O risco é que essa participação, que deveria ser um mecanismo de colaboração, acabe gerando um novo foco de tensão dentro das empresas, criando uma figura híbrida que não é exatamente um gestor, mas também não é apenas um empregado. E, convenhamos, a Justiça do Trabalho já tem um histórico de ampliar a responsabilidade para além do que está escrito na lei.

A intenção declarada dessa medida é melhorar a relação entre patrões e empregados. Mas será que essa interferência na gestão realmente contribuirá para um ambiente mais saudável ou apenas criará novos atritos? Atualmente, as funções dentro das empresas são bem definidas.
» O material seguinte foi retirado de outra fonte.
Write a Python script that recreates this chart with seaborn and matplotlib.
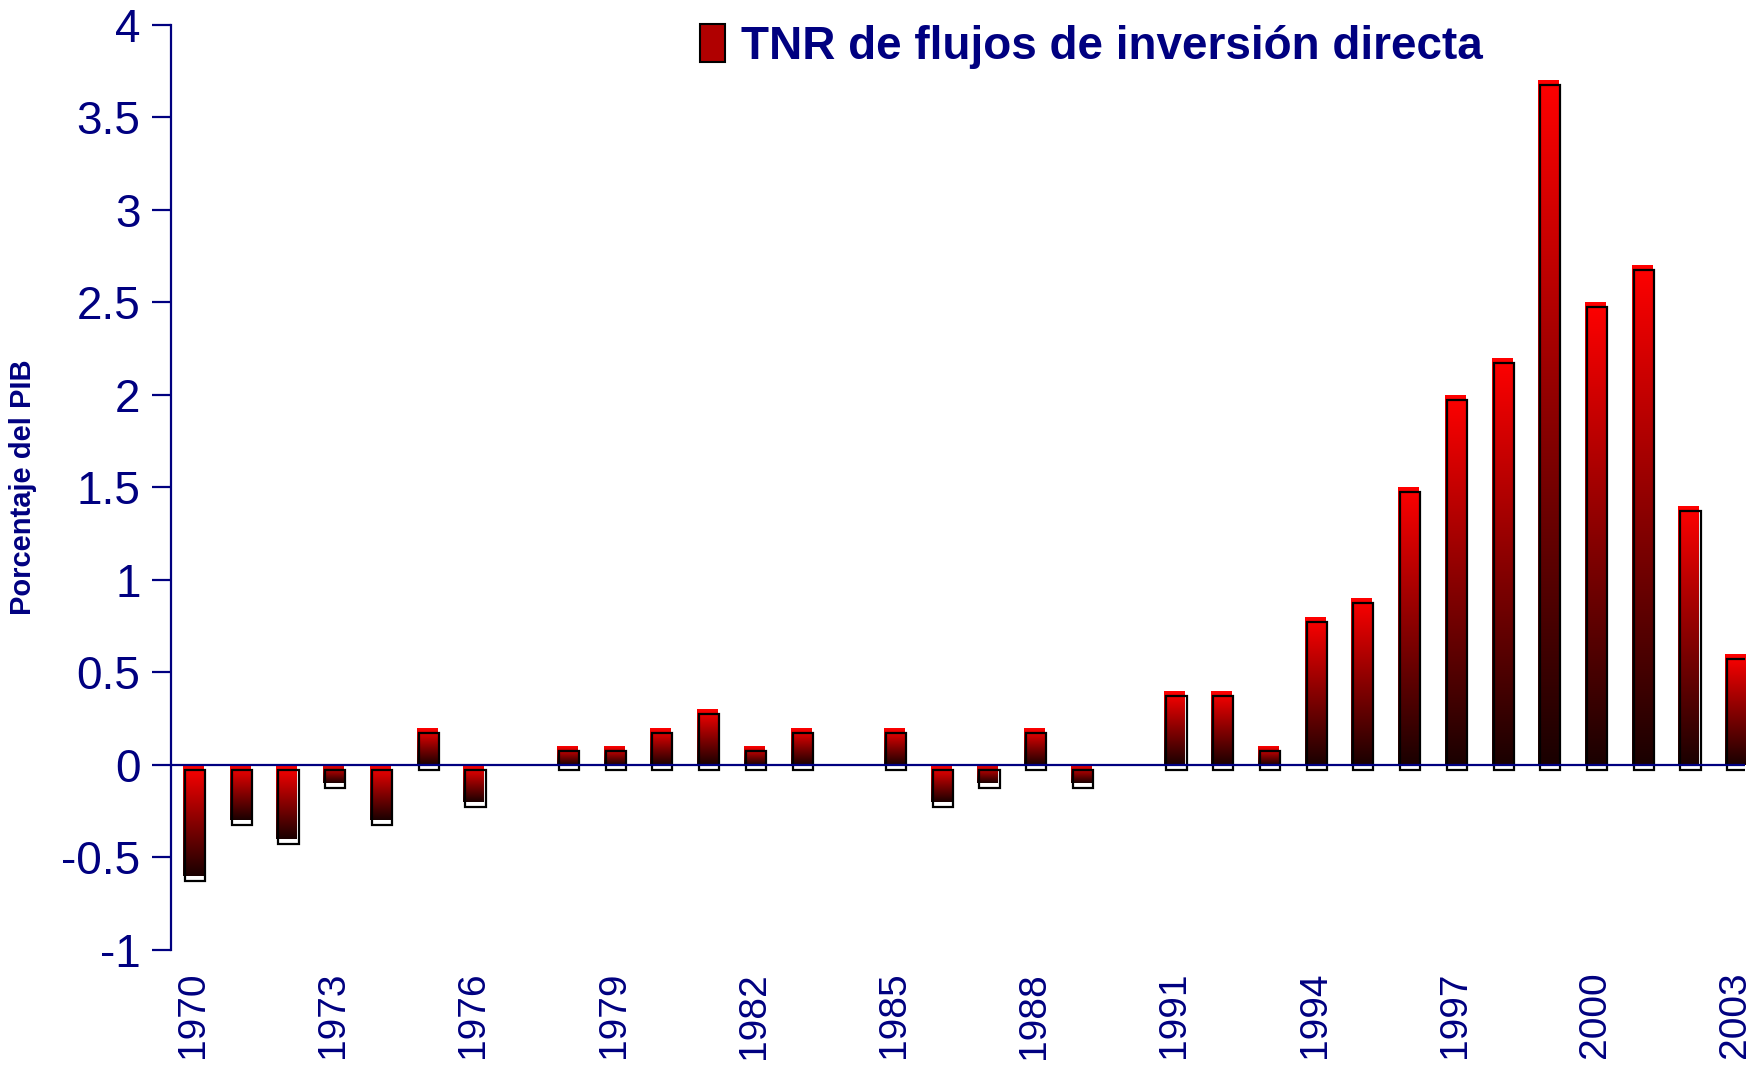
import numpy as np
import pandas as pd
import seaborn as sns
from matplotlib import pyplot as plt
from matplotlib import transforms
from matplotlib.colors import LinearSegmentedColormap
from matplotlib.patches import Rectangle, Patch

years = list(range(1970, 2004))
values = [-0.6, -0.3, -0.4, -0.1, -0.3, 0.2, -0.2, 0.0, 0.1, 0.1,
          0.2, 0.3, 0.1, 0.2, 0.0, 0.2, -0.2, -0.1, 0.2, -0.1,
          0.0, 0.4, 0.4, 0.1, 0.8, 0.9, 1.5, 2.0, 2.2, 3.7,
          2.5, 2.7, 1.4, 0.6]
series_name = "TNR de flujos de inversión directa"
y_label = "Porcentaje del PIB"

navy = "#000080"

sns.set_theme(style="white")
plt.rcParams["font.family"] = ["Liberation Sans", "DejaVu Sans"]

df = pd.DataFrame({"Año": [str(y) for y in years], "Valor": values})

fig = plt.figure(figsize=(17.64, 10.73), dpi=100)
ax = fig.add_axes([0.097, 0.115, 0.892, 0.862])

sns.barplot(data=df, x="Año", y="Valor", color="red", width=0.43,
            saturation=1, ax=ax)

cmap = LinearSegmentedColormap.from_list("rojo", ["#1a0000", "#8a0000", "#ff0000"])
grad = np.linspace(0, 1, 256).reshape(-1, 1)
shift = transforms.ScaledTranslation(2 / 100, -5 / 100, fig.dpi_scale_trans)
for p in list(ax.patches):
    x0, y0 = p.get_x(), p.get_y()
    w, h = p.get_width(), p.get_height()
    if h == 0:
        continue
    ymin, ymax = min(y0, y0 + h), max(y0, y0 + h)
    p.set_facecolor("none")
    p.set_edgecolor("none")
    im = ax.imshow(grad, cmap=cmap, origin="lower", aspect="auto",
                   extent=[x0, x0 + w, ymin, ymax], zorder=2)
    im.set_clip_path(p)
    outline = Rectangle((x0, ymin), w, ymax - ymin, fill=False,
                        edgecolor="black", lw=1.6, zorder=3,
                        transform=ax.transData + shift)
    ax.add_patch(outline)

ax.axhline(0, color=navy, lw=1.6, zorder=4)
ax.set_xlim(-0.47, 33.2)
ax.set_ylim(-1, 4)
ax.set_yticks(np.arange(-1, 4.01, 0.5))
ax.set_yticklabels(["-1", "-0.5", "0", "0.5", "1", "1.5", "2", "2.5", "3", "3.5", "4"])
ax.set_xticks(range(0, 34, 3))
ax.set_xticklabels([str(y) for y in years[::3]], rotation=90)

for side in ["top", "right", "bottom"]:
    ax.spines[side].set_visible(False)
ax.spines["left"].set_color(navy)
ax.spines["left"].set_linewidth(1.6)

ax.tick_params(axis="y", left=True, length=14, width=1.6, color=navy,
               labelcolor=navy, labelsize=33, pad=8)
ax.tick_params(axis="x", length=0, labelcolor=navy, labelsize=28, pad=16)

ax.set_xlabel("")
ax.set_ylabel(y_label, color=navy, fontsize=21, fontweight="bold")
ax.yaxis.set_label_coords(-0.085, 0.5)

handle = Patch(facecolor="#b00000", edgecolor="black", lw=1.5)
leg = ax.legend([handle], [series_name], loc="upper left",
                bbox_to_anchor=(0.31, 1.045), frameon=False,
                handlelength=0.55, handleheight=0.9, handletextpad=0.35,
                prop={"size": 33, "weight": "bold"})
for t in leg.get_texts():
    t.set_color(navy)

fig.savefig("out.png", dpi=100)
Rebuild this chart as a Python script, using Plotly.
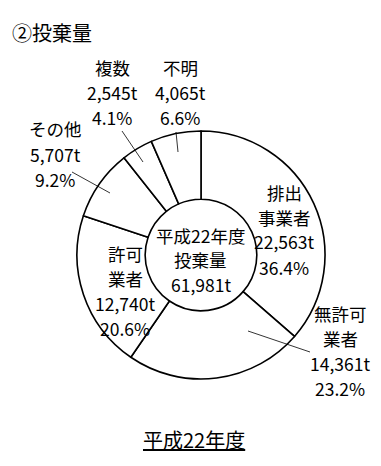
import plotly.graph_objects as go

# Data
categories = ["排出事業者", "無許可業者", "許可業者", "その他", "複数", "不明"]
values = [22563, 14361, 12740, 5707, 2545, 4065]
label_lines = [
    ["排出", "事業者", "22,563t", "36.4%"],
    ["無許可", "業者", "14,361t", "23.2%"],
    ["許可", "業者", "12,740t", "20.6%"],
    ["その他", "5,707t", "9.2%"],
    ["複数", "2,545t", "4.1%"],
    ["不明", "4,065t", "6.6%"],
]
center_lines = ["平成22年度", "投棄量", "61,981t"]
title_text = "②投棄量"
footer_text = "平成22年度"

W, H = 381, 466
FONT = "Noto Sans CJK JP"

def px(x):
    return x / W

def py(y):
    return 1 - y / H

cx, cy, r = 201, 255, 124

fig = go.Figure(go.Pie(
    labels=categories,
    values=values,
    sort=False,
    direction="clockwise",
    rotation=0,
    hole=0.45,
    textinfo="none",
    hoverinfo="label+value+percent",
    marker=dict(colors=["white"] * len(values), line=dict(color="black", width=1.6)),
    domain=dict(x=[px(cx - r), px(cx + r)], y=[py(cy + r), py(cy - r)]),
    showlegend=False,
))

annotations = []

def add_block(lines, x, y0, step, size=17.5):
    for i, t in enumerate(lines):
        annotations.append(dict(
            x=px(x), y=py(y0 + i * step), xref="paper", yref="paper", text=t,
            showarrow=False, font=dict(family=FONT, size=size, color="black"),
            xanchor="center", yanchor="middle",
        ))

# label block anchors: (center x, first line y)
label_pos = [(284, 192), (340, 313), (125, 253), (55, 129), (112, 67), (180, 67)]
for lines, (x, y0) in zip(label_lines, label_pos):
    add_block(lines, x, y0, 25)

add_block(center_lines, cx, 235, 24.5)

annotations.append(dict(
    x=px(10), y=py(33), xref="paper", yref="paper", text=title_text, showarrow=False,
    font=dict(family=FONT, size=20, color="black"), xanchor="left", yanchor="middle",
))
annotations.append(dict(
    x=px(194), y=py(439), xref="paper", yref="paper", text="<u>" + footer_text + "</u>",
    showarrow=False, font=dict(family=FONT, size=20, color="black"),
    xanchor="center", yanchor="middle",
))

leaders = [
    ((248, 331), (310, 352)),
    ((72, 172), (110, 193)),
    ((122, 131), (143, 162)),
    ((176, 132), (178, 152)),
]
shapes = []
for (x0, y0), (x1, y1) in leaders:
    shapes.append(dict(type="line", xref="paper", yref="paper",
                       x0=px(x0), y0=py(y0), x1=px(x1), y1=py(y1),
                       line=dict(color="black", width=0.8)))

fig.update_layout(
    width=W, height=H,
    margin=dict(l=0, r=0, t=0, b=0),
    paper_bgcolor="white", plot_bgcolor="white",
    annotations=annotations, shapes=shapes,
)

fig.write_html(
    "out.html",
    config={"displayModeBar": False},
    post_script="document.body.style.margin='0';document.body.style.overflow='hidden';",
)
O empregador assume o risco do negócio e responde pelas decisões estratégicas, enquanto o empregado cumpre sua função dentro do que foi estabelecido em contrato. Se um grupo de empregados passa a integrar a gestão, como ficará essa dinâmica?

Vamos imaginar uma situação real: a empresa enfrenta uma crise e precisa reduzir custos. O empregado-gestor terá que decidir entre cortar benefícios ou dispensar colegas. Como ele agirá? Defenderá a empresa ou os trabalhadores? E se a decisão for contestada pelo sindicato, de que lado ele ficará? Esse tipo de dilema pode gerar desgastes internos e, em vez de criar um ambiente de cooperação, acabar aprofundando a divisão entre gestão e funcionários.

Além disso, não há evidências de que os trabalhadores brasileiros demandem essa participação. Se houvesse uma demanda real, já existiriam negociações coletivas que garantiriam essa inclusão de forma espontânea. Mas não há. O que mostra que esse pode ser mais um exemplo de interferência estatal em um tema que o próprio mercado não vê necessidade de regular.

Um ponto essencial que não foi abordado: as empresas querem essa mudança? O setor produtivo foi consultado antes dessa decisão do STF? Se houvesse real interesse do mercado nessa proposta, ela já teria sido implementada voluntariamente. Mas o fato de esse tema ter ficado adormecido por mais de três décadas mostra que ele nunca foi uma prioridade. Na prática, a relação entre empresa e empregado já conta com outros mecanismos de participação, como a negociação coletiva e a participação nos lucros e resultados (PLR).

O que será mais efetivo para o trabalhador: um bônus financeiro baseado nos resultados da empresa ou um assento em reuniões de diretoria sem poder de decisão real? A resposta parece óbvia. Além disso, há o risco de que essa nova norma crie mais burocracia para as empresas, exigindo novas estruturas e novas obrigações que, na prática, só trarão mais insegurança jurídica e entraves administrativos.

Diante de tantos questionamentos, fica a impressão de que essa pode ser mais uma lei criada apenas para cumprir uma formalidade constitucional, sem impacto real no dia a dia das empresas e dos trabalhadores. O Brasil já tem um histórico de leis que foram aprovadas e, na prática, nunca foram plenamente aplicadas porque não faziam sentido na realidade empresarial. Essa pode ser mais uma. O próprio fato de a regulamentação ter sido ignorada por tanto tempo já é um indicativo de que não há uma demanda concreta para sua implementação.

Se a ideia é melhorar o diálogo entre empresas e empregados, há outros caminhos mais efetivos do que criar uma figura nebulosa dentro das corporações. A participação nos lucros e resultados, por exemplo, é uma forma muito mais direta de engajar os trabalhadores na saúde financeira da empresa, sem criar novas complexidades jurídicas.

Agora, resta esperar para ver qual será a solução legislativa apresentada pelo Congresso. Mas, ao que tudo indica, essa pode ser mais uma norma que será lembrada apenas nos livros de direito, sem aplicação prática real no mundo dos negócios. Afinal, se uma ideia não encontrou espaço no mercado ao longo de 35 anos, será que faz sentido tentar impor isso por lei?